In sum, this is not an enjoyable book to read, but it is a necessary one. To better understand the horrors of abuse and its long-term impact on children, this is a superb place to start. I wouldn't necessarily recommend this book for light summer reading, but I feel it is a great book nonetheless.

Saturday, July 10, 2010

And Then Everything Unraveled, by Jennifer Sturman

When Delia's mother disappears in Antarctica and is presumed dead, Delia is sent to live with her eccentric aunt Charley in New York City. But rather than grieve about her loss, Delia attempts to figure out what happened to her mother. It quickly becomes apparent that things don't add up and Delia grows convinced that her mother is still alive and being kept against her will. In the midst of her sleuthing, there's a bit of romance as well with a boy from school who is also the son of a man apparently tied to Delia's mother's disappearance.

It's a nice fast-paced read with a bevy of memorable characters. Not very realistic, but the humor keeps things moving along. I'm also not a big fan of the ending (or the lack thereof) but it will lead well to the inevitable sequel (which hit store shelves on July 1st). I'll also note my usual protest against gratuitous references to 80s teen movies.

The Carbon Diaries 2017, by Saci Lloyd

In this sequel, two years have passed since the flooding of London from global warming. Laura's parents have moved to the country but Laura has stayed in London, occasionally attending art school classes and trying to get her band Dirty Angels off the ground. The times are definitely unusual: climate change has destroyed most people's livelihoods, the government has turned authoritarian, drought in Africa has triggered a mass exodus northwards and set up massive anti-immigrant sensibilities. When Laura isn't jamming, she and her friends are protesting the government and just trying to stay alive.

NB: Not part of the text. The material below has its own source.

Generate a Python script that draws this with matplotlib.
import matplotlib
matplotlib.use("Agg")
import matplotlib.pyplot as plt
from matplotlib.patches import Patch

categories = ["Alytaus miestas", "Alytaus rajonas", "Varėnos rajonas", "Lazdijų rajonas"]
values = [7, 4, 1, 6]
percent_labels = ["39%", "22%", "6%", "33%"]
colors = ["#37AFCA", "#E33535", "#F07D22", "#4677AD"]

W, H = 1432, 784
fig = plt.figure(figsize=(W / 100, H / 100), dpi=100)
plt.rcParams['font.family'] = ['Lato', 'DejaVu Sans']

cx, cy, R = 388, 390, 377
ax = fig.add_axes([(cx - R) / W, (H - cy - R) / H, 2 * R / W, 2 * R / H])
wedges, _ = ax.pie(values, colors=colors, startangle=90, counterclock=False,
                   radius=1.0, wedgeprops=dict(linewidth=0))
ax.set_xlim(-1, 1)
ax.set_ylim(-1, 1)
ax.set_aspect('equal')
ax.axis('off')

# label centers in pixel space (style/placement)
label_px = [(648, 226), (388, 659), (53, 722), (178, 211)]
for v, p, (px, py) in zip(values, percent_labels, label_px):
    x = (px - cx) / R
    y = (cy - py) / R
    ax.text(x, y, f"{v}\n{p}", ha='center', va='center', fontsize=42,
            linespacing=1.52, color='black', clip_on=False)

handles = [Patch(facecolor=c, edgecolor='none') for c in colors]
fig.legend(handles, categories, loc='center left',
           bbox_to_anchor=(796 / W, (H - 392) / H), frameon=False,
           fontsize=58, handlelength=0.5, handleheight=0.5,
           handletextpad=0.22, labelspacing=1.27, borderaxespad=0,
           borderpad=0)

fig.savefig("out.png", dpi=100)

The first book was an uneasy balance between science-fiction and YA, but the second installment is even more untenable. When one considers the true horror of the political situation described in the book, it's really hard to figure out why Laura puts so much effort into her band. She may simply be obsessed, but for the reader it is hard to know where to throw one's focus: massacres of dozens of people or canceled gig? The writing is wooden and the characters are largely forgettable. Since I didn't find the people worth paying attention to, I turned to the unfolding events, but everything is told so flippantly (albeit a bit like a teen would process things so I'll give it points for realism) it is really hard to figure things out and the violence just seems arbitrary.

Tuesday, July 06, 2010

Alice in Charge, by Phyllis Reynolds Naylor

In this twenty-fifth installment of the Alice series (Wow! It's hard to believe the sheer stamina of this project!), Alice is finally entering her senior year. She's struggling with her intense workload and applying to colleges. She's missing Patrick (who's now at Chicago in his freshman year). There's a new student from the Sudan for her to help acclimate, a developmentally-challenged girl named Amy for her to support, and a club of neo-Nazis to shake things up.

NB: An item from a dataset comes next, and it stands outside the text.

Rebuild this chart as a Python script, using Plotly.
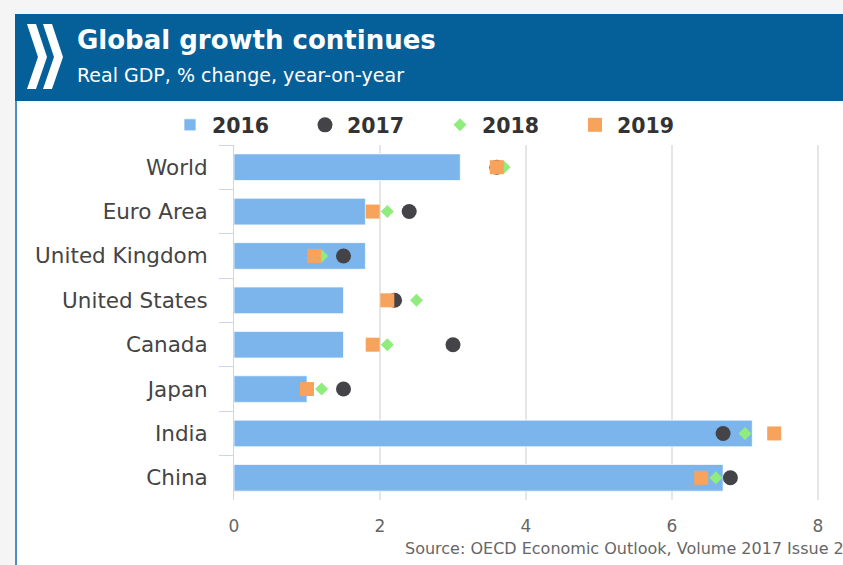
import plotly.graph_objects as go

# Real GDP growth, % change year-on-year
countries = ["World", "Euro Area", "United Kingdom", "United States",
             "Canada", "Japan", "India", "China"]
gdp_2016 = [3.1, 1.8, 1.8, 1.5, 1.5, 1.0, 7.1, 6.7]
gdp_2017 = [3.6, 2.4, 1.5, 2.2, 3.0, 1.5, 6.7, 6.8]
gdp_2018 = [3.7, 2.1, 1.2, 2.5, 2.1, 1.2, 7.0, 6.6]
gdp_2019 = [3.6, 1.9, 1.1, 2.1, 1.9, 1.0, 7.4, 6.4]
x_ticks = [0, 2, 4, 6, 8]

W, H = 843, 565
ML, MR, MT, MB = 234, 0, 145, 65
PW, PH = W - ML - MR, H - MT - MB
UNIT = 73.0  # pixels per percentage point


def px(x):
    return (x - ML) / PW


def py(y):
    return (H - MB - y) / PH


FONT = "DejaVu Sans"

fig = go.Figure()
fig.add_trace(go.Bar(
    y=countries, x=gdp_2016, orientation="h", name="2016",
    marker=dict(color="#7cb5ec", line=dict(color="rgba(255,255,255,0.7)", width=1)),
    width=0.6,
))
fig.add_trace(go.Scatter(
    y=countries, x=gdp_2017, mode="markers", name="2017",
    marker=dict(symbol="circle", size=15, color="#434348"),
))
fig.add_trace(go.Scatter(
    y=countries, x=gdp_2018, mode="markers", name="2018",
    marker=dict(symbol="diamond", size=10, color="#90ed7d"),
))
fig.add_trace(go.Scatter(
    y=countries, x=gdp_2019, mode="markers", name="2019",
    marker=dict(symbol="square", size=14, color="#f7a35c"),
))

shapes = [
    # page background strips
    dict(type="rect", xref="paper", yref="paper", x0=px(0), x1=px(W), y0=py(0), y1=py(14),
         fillcolor="#f5f5f5", line_width=0, layer="below"),
    dict(type="rect", xref="paper", yref="paper", x0=px(0), x1=px(15), y0=py(14), y1=py(H),
         fillcolor="#f5f5f5", line_width=0, layer="below"),
    # header band
    dict(type="rect", xref="paper", yref="paper", x0=px(15), x1=px(W), y0=py(14), y1=py(101),
         fillcolor="#05609a", line_width=0, layer="below"),
    # left frame line
    dict(type="rect", xref="paper", yref="paper", x0=px(15), x1=px(17), y0=py(101), y1=py(H),
         fillcolor="#4d8fc4", line_width=0, layer="below"),
]

# double chevron logo in the header
def chevron(x0):
    pts = [(x0, 24), (x0 + 9, 24), (x0 + 20, 57), (x0 + 9, 89), (x0, 89), (x0 + 11, 57)]
    return "M " + " L ".join(f"{px(a):.5f},{py(b):.5f}" for a, b in pts) + " Z"

for cx in (27, 43):
    shapes.append(dict(type="path", xref="paper", yref="paper", path=chevron(cx),
                       fillcolor="white", line_width=0))

annotations = [
    dict(text="<b>Global growth continues</b>", xref="paper", yref="paper",
         x=px(75), y=py(40), xanchor="left", yanchor="middle", showarrow=False,
         font=dict(family=FONT, size=26, color="white")),
    dict(text="Real GDP, % change, year-on-year", xref="paper", yref="paper",
         x=px(75), y=py(75), xanchor="left", yanchor="middle", showarrow=False,
         font=dict(family=FONT, size=19, color="white")),
    dict(text="Source: OECD Economic Outlook, Volume 2017 Issue 2", xref="paper", yref="paper",
         x=px(403), y=py(548), xanchor="left", yanchor="middle", showarrow=False,
         font=dict(family=FONT, size=16, color="#666666")),
]

fig.update_layout(
    width=W, height=H,
    margin=dict(l=ML, r=MR, t=MT, b=MB, pad=0),
    paper_bgcolor="white", plot_bgcolor="white",
    barmode="overlay",
    showlegend=True,
    legend=dict(orientation="h", xref="container", yref="container",
                x=168 / W, y=1 - 125 / H, xanchor="left", yanchor="middle",
                font=dict(family=FONT, size=20.5, color="#333333", weight="bold"),
                itemwidth=34, entrywidth=86, entrywidthmode="pixels", traceorder="normal",
                bgcolor="rgba(0,0,0,0)"),
    xaxis=dict(range=[0, PW / UNIT], tickvals=x_ticks, ticktext=[str(v) for v in x_ticks],
               showgrid=True, gridcolor="#e6e6e6", gridwidth=1.5, zeroline=False,
               showline=False, ticks="", ticklabelstandoff=14,
               tickfont=dict(family=FONT, size=17, color="#666666"), fixedrange=True),
    yaxis=dict(type="category", categoryorder="array", categoryarray=countries,
               range=[len(countries) - 0.5, -0.5], autorange=False,
               showline=True, linecolor="#ccd6eb", linewidth=1,
               ticks="outside", tickson="boundaries", ticklen=14, tickcolor="#ccd6eb",
               showgrid=False, ticklabelstandoff=21,
               tickfont=dict(family=FONT, size=21.5, color="#444444")),
    shapes=shapes,
    annotations=annotations,
)

fig.write_html("out.html")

One of the interesting things about Alice and her development is observing how her priorities have changed. While friends were very important in the earlier books, so much of her life now is spent doing things. Relationships have become a much lower priority for Alice (or at least for Naylor). The chief casualty is the relationship with Patrick (which is a poorly maintained plot thread now) but there is also surprisingly little in this book on her relationship with her best friends like Pamela.

Beyond that, there is a certain tiredness with the story these days, as if we are just going through the motions of a contractual obligation. Naylor has promised us that she'll continue to follow Alice's life until at least she graduates and that puts us one or two books away from the end. That achievement is certainly worthy of notice as no other YA writer has documented so minutely every developmental moment in the life of their heroine. However, Naylor's abandonment of tracing the nature of Alice's friendships in these later books (in favor of highlighting as many actions as possible) is a sign that things are truly wrapping up.